# start of Records shown

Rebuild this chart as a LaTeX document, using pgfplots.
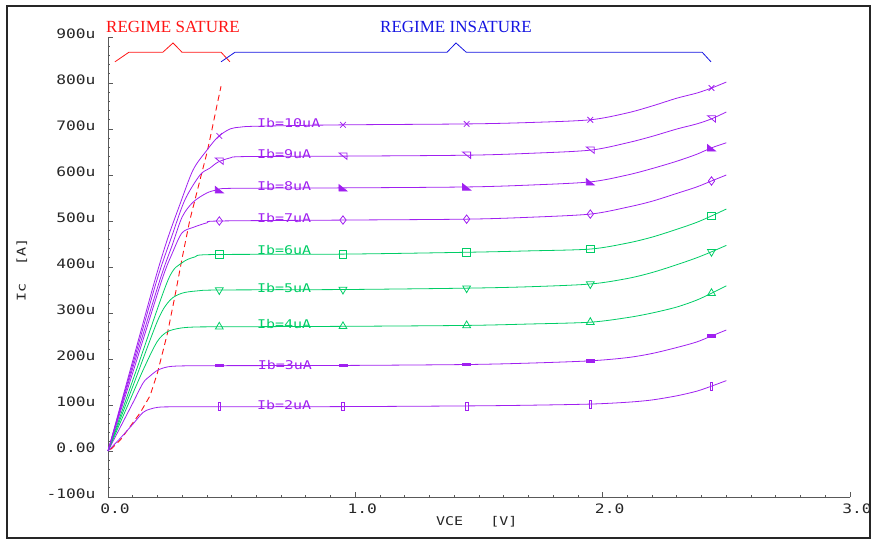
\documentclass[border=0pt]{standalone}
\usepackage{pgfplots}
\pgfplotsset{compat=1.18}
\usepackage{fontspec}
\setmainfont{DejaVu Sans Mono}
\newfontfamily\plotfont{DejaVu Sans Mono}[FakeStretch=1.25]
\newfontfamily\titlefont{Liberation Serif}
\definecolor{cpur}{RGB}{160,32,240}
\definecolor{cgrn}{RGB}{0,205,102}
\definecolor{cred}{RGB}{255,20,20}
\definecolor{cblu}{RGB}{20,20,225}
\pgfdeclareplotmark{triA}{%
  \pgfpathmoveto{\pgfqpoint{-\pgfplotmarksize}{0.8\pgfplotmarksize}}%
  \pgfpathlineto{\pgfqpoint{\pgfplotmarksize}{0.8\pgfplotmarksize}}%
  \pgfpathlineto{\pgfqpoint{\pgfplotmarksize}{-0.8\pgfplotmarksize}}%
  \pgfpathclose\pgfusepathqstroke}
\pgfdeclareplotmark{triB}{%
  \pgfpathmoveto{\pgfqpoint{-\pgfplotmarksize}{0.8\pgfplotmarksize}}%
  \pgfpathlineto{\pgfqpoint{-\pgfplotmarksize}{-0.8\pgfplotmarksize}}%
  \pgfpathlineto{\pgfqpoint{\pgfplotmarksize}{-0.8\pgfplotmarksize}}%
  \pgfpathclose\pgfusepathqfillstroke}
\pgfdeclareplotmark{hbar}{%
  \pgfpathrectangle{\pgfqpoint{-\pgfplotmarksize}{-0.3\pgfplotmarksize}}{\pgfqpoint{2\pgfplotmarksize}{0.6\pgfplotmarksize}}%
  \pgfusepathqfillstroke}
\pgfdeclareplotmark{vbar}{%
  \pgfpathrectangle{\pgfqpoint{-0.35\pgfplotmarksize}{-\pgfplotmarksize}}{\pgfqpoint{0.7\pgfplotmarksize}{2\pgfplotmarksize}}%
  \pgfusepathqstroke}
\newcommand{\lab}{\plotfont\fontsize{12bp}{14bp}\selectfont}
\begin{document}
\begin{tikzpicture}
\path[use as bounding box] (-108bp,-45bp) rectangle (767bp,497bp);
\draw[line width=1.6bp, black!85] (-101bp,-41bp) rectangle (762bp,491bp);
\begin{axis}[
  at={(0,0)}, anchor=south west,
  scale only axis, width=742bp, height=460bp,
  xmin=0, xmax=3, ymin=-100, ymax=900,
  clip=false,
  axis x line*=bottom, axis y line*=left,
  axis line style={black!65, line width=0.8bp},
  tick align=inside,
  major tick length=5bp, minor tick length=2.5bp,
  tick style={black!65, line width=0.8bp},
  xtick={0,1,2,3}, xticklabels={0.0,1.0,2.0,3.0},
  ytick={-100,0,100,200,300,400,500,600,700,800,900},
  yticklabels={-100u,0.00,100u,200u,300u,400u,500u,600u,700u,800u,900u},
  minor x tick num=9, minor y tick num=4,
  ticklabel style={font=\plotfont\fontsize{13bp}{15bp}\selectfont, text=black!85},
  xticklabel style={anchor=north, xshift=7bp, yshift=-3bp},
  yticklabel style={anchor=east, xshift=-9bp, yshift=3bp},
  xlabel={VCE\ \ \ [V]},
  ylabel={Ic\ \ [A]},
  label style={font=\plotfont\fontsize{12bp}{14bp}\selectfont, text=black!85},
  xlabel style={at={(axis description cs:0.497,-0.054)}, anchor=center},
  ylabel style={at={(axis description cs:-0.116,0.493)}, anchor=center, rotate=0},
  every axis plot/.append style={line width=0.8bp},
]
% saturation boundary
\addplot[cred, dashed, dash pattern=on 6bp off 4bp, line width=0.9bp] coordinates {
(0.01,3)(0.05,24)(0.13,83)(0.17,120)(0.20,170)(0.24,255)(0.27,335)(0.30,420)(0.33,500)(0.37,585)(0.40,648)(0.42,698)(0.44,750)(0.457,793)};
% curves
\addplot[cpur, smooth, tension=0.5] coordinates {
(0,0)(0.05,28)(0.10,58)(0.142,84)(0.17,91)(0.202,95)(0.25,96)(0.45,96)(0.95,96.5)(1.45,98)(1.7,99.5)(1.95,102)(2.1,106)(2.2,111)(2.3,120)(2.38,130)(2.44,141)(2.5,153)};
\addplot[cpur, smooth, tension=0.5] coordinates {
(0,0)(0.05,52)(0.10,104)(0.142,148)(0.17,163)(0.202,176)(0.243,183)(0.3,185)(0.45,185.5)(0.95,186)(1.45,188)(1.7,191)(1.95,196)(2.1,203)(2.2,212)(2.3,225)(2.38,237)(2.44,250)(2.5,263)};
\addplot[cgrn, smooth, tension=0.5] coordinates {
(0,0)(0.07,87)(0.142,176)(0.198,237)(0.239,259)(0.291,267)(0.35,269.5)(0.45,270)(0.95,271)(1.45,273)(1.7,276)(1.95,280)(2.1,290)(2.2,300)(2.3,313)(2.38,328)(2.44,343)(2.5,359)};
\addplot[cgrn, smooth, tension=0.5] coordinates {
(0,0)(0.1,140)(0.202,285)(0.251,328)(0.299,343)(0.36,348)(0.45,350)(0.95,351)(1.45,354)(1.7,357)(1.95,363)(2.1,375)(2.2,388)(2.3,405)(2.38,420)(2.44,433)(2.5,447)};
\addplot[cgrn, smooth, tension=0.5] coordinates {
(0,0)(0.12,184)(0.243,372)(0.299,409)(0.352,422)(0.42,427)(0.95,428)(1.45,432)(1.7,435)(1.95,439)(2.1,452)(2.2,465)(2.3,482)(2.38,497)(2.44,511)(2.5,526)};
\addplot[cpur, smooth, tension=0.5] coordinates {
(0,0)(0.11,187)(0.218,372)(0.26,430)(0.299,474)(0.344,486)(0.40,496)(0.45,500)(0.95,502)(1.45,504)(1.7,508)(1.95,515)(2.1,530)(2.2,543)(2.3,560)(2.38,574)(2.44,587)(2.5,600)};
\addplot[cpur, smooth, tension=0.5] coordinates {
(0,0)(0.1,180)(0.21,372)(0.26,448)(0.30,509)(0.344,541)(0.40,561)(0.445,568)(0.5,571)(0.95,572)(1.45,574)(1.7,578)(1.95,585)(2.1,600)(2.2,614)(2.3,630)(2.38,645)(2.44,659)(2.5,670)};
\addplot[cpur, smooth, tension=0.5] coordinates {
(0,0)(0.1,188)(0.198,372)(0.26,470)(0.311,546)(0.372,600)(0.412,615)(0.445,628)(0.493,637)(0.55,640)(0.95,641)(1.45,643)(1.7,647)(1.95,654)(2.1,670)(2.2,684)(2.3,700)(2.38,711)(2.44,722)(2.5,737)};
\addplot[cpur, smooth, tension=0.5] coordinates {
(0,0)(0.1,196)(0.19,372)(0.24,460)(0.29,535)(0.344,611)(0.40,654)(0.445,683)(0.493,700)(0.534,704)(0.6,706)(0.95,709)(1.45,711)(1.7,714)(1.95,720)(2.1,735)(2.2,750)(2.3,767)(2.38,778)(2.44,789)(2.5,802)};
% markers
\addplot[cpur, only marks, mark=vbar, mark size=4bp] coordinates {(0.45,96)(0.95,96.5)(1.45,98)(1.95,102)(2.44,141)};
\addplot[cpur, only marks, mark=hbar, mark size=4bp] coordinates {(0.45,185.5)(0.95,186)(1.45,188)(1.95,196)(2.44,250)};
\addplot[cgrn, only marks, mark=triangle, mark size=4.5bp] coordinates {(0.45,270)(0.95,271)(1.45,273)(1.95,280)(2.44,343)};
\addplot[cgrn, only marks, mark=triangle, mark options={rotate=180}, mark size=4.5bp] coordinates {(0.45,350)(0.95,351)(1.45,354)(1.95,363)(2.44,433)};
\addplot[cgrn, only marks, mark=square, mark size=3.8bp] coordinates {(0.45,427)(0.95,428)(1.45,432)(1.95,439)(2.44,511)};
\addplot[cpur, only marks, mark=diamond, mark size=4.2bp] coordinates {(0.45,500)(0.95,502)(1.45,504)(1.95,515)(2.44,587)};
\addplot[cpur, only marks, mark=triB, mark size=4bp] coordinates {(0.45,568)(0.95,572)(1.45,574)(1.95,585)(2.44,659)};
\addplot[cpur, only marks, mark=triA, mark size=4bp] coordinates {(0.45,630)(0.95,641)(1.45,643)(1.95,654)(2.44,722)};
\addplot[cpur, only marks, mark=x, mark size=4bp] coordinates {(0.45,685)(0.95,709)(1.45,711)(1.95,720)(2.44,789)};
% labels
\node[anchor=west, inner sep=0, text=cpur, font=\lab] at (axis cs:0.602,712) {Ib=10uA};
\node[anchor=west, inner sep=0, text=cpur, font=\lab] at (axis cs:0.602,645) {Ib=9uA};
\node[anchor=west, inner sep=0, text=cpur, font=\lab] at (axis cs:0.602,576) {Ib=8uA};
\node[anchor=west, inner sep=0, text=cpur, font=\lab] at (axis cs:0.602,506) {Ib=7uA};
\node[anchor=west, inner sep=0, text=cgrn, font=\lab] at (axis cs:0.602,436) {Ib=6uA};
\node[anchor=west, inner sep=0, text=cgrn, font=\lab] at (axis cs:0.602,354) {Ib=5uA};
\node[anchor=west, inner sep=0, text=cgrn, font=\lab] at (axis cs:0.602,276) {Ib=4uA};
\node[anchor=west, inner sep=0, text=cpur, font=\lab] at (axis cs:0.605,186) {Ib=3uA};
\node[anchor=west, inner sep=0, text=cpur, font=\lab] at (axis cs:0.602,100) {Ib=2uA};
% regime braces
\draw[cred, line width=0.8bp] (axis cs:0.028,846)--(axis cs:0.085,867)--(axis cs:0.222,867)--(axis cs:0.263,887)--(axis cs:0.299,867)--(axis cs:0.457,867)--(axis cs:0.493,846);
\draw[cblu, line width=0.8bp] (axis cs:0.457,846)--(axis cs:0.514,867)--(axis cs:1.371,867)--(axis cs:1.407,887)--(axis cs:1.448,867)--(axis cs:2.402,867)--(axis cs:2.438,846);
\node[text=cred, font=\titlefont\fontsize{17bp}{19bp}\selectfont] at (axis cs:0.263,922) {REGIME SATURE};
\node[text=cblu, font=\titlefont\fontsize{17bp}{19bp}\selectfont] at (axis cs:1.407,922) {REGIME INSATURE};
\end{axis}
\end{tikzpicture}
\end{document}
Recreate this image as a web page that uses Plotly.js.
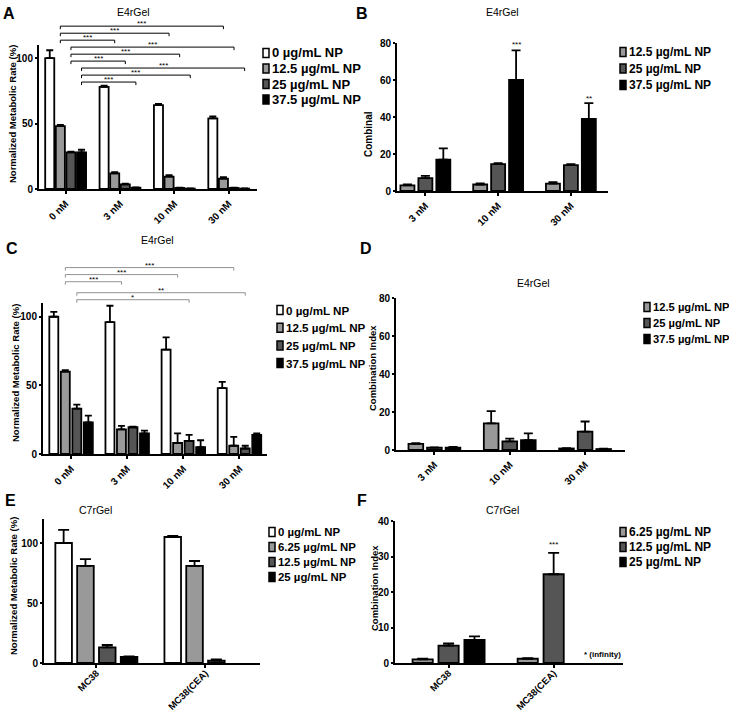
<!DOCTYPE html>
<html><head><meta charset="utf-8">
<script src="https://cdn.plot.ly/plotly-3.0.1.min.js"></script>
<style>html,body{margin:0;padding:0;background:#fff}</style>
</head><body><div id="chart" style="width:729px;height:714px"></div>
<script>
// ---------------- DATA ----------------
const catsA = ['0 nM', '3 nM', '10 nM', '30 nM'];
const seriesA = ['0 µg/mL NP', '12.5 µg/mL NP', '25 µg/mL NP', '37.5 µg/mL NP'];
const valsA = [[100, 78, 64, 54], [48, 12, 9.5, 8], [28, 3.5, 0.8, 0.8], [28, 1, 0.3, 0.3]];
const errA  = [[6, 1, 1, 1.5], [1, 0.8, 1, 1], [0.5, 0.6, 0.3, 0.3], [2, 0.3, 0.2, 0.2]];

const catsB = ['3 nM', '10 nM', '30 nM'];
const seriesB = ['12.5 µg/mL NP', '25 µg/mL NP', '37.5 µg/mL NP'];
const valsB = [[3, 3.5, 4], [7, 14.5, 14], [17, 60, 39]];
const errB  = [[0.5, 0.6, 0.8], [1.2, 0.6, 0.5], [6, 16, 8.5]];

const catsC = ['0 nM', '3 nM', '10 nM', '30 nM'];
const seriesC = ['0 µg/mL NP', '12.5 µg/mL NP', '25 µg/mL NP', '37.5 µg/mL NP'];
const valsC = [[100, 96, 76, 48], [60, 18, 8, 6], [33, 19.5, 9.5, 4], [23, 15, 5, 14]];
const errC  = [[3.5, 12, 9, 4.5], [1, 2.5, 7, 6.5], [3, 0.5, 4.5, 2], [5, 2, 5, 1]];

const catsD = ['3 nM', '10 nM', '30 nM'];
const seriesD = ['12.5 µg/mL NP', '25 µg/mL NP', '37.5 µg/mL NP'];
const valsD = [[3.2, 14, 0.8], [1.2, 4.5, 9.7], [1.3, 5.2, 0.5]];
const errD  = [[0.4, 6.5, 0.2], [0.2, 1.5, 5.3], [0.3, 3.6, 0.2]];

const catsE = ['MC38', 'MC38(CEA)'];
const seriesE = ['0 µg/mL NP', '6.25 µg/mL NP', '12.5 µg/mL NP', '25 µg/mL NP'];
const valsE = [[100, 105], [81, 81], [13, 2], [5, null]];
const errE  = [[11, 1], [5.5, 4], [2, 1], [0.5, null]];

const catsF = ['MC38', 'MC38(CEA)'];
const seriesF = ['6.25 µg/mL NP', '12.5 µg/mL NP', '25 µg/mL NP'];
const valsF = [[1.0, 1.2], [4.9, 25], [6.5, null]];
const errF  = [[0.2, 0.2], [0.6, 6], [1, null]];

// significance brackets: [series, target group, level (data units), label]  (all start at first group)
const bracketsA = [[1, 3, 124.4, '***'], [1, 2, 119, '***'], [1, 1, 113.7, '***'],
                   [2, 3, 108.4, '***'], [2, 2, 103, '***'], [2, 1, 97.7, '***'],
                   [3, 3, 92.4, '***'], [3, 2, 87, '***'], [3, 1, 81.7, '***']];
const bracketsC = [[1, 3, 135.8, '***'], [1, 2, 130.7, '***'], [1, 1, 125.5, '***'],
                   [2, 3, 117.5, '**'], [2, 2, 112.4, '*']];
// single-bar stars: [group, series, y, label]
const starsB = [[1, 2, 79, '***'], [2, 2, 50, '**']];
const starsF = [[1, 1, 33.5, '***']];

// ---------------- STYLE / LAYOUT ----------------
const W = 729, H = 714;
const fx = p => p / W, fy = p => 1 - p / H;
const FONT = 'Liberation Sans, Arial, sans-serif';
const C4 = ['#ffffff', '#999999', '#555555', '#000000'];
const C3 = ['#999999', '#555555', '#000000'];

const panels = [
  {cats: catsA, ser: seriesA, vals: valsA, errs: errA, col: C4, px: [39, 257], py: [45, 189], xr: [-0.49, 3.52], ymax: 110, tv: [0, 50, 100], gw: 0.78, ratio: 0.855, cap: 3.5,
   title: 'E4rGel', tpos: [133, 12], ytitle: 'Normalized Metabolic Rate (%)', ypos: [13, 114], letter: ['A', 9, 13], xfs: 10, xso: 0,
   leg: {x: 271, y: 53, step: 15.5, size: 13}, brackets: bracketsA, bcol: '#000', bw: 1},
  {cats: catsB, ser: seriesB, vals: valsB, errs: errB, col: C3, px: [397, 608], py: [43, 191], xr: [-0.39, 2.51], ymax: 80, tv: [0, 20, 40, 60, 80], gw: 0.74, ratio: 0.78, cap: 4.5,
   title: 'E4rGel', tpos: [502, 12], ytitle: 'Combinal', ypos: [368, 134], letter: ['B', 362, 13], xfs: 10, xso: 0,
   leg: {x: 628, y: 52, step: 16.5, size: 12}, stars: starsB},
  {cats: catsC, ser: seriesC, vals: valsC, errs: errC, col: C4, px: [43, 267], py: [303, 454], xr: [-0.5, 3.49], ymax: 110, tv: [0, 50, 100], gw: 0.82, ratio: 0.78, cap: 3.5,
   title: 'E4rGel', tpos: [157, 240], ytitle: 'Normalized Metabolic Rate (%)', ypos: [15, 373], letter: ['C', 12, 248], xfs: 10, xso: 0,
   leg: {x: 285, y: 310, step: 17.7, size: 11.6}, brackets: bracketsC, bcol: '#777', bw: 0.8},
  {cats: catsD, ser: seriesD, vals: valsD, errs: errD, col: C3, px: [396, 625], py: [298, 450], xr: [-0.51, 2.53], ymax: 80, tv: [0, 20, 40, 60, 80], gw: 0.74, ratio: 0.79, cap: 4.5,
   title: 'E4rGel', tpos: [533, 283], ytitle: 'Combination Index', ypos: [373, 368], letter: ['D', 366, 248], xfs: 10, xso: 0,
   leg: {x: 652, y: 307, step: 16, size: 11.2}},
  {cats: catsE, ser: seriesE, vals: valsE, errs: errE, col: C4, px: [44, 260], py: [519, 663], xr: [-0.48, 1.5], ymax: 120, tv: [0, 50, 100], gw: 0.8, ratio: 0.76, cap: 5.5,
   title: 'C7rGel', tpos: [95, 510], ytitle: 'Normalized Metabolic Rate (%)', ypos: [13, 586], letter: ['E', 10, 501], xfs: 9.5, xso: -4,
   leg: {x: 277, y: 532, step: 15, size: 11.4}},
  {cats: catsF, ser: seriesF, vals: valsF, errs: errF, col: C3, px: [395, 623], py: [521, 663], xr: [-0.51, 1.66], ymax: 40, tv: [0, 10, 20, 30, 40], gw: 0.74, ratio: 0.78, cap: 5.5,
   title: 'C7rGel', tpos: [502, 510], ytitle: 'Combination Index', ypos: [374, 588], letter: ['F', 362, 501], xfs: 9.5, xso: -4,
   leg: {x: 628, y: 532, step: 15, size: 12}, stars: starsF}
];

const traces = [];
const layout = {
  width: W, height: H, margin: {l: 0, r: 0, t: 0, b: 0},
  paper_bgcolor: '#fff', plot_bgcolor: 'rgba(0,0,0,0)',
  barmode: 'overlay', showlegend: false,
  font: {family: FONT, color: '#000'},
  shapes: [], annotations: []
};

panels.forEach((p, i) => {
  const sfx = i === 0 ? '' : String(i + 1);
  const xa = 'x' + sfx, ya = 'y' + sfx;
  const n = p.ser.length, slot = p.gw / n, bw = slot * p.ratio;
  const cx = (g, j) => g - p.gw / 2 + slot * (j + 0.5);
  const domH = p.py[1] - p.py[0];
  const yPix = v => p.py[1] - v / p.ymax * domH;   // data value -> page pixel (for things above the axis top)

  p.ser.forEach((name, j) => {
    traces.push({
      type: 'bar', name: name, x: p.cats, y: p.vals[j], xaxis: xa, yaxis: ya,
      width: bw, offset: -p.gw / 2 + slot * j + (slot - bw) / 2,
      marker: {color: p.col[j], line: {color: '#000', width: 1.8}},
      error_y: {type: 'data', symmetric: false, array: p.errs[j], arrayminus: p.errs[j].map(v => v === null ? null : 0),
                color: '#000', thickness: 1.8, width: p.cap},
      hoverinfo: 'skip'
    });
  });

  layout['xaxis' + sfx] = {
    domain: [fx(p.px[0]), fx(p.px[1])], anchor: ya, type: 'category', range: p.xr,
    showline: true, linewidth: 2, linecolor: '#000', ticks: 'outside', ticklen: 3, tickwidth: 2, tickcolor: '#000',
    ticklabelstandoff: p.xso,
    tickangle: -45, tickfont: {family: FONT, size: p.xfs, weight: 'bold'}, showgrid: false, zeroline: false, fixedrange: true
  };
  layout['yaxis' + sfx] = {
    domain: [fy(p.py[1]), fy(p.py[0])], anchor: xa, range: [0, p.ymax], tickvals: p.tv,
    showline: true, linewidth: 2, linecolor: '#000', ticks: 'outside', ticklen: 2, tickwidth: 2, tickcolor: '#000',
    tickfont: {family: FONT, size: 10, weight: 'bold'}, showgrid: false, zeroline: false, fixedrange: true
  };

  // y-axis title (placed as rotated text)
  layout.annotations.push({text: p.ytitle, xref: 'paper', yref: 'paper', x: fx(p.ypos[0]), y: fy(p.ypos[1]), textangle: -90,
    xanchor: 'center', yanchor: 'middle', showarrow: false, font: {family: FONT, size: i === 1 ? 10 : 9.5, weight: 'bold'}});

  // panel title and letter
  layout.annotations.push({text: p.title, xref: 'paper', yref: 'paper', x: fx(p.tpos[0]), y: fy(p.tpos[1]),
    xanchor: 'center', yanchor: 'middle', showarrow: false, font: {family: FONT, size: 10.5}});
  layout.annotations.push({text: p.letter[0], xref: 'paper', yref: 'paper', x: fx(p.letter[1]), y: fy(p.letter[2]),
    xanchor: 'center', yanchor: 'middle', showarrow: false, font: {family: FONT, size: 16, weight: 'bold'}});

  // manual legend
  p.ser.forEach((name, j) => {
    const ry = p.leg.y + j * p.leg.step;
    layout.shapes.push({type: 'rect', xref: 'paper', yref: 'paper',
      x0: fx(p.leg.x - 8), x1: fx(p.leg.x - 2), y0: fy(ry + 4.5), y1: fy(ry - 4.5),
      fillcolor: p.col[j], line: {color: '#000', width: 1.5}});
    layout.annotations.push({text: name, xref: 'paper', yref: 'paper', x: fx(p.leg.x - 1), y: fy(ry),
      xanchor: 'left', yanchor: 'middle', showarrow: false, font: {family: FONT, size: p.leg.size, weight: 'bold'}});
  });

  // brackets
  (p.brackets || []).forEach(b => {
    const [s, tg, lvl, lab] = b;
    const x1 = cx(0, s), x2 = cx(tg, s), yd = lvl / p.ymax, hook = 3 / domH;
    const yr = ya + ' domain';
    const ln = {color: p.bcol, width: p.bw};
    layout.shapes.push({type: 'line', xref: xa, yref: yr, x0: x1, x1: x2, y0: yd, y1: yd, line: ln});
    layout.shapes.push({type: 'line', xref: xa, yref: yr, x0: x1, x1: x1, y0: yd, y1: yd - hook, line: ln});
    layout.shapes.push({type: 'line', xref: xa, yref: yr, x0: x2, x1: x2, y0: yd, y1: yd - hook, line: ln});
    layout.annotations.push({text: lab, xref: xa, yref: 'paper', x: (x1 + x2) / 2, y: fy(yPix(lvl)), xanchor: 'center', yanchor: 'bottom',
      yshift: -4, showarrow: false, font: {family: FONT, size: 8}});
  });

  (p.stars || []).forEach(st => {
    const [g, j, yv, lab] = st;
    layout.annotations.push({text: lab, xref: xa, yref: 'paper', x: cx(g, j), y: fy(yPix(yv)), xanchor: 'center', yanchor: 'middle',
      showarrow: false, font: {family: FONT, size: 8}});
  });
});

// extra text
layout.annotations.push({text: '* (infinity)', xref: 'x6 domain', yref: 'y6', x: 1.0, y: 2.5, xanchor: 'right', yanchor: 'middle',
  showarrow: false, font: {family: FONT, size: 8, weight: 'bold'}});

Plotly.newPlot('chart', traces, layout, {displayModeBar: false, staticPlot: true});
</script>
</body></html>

# end of Records shown

» **Instructions to follow**:
Scan the records above for the string "page", then report every line that contains it.

» **The result**:
Recreate this image as a web page that uses Plotly.js.
  const yPix = v => p.py[1] - v / p.ymax * domH;   // data value -> page pixel (for things above the axis top)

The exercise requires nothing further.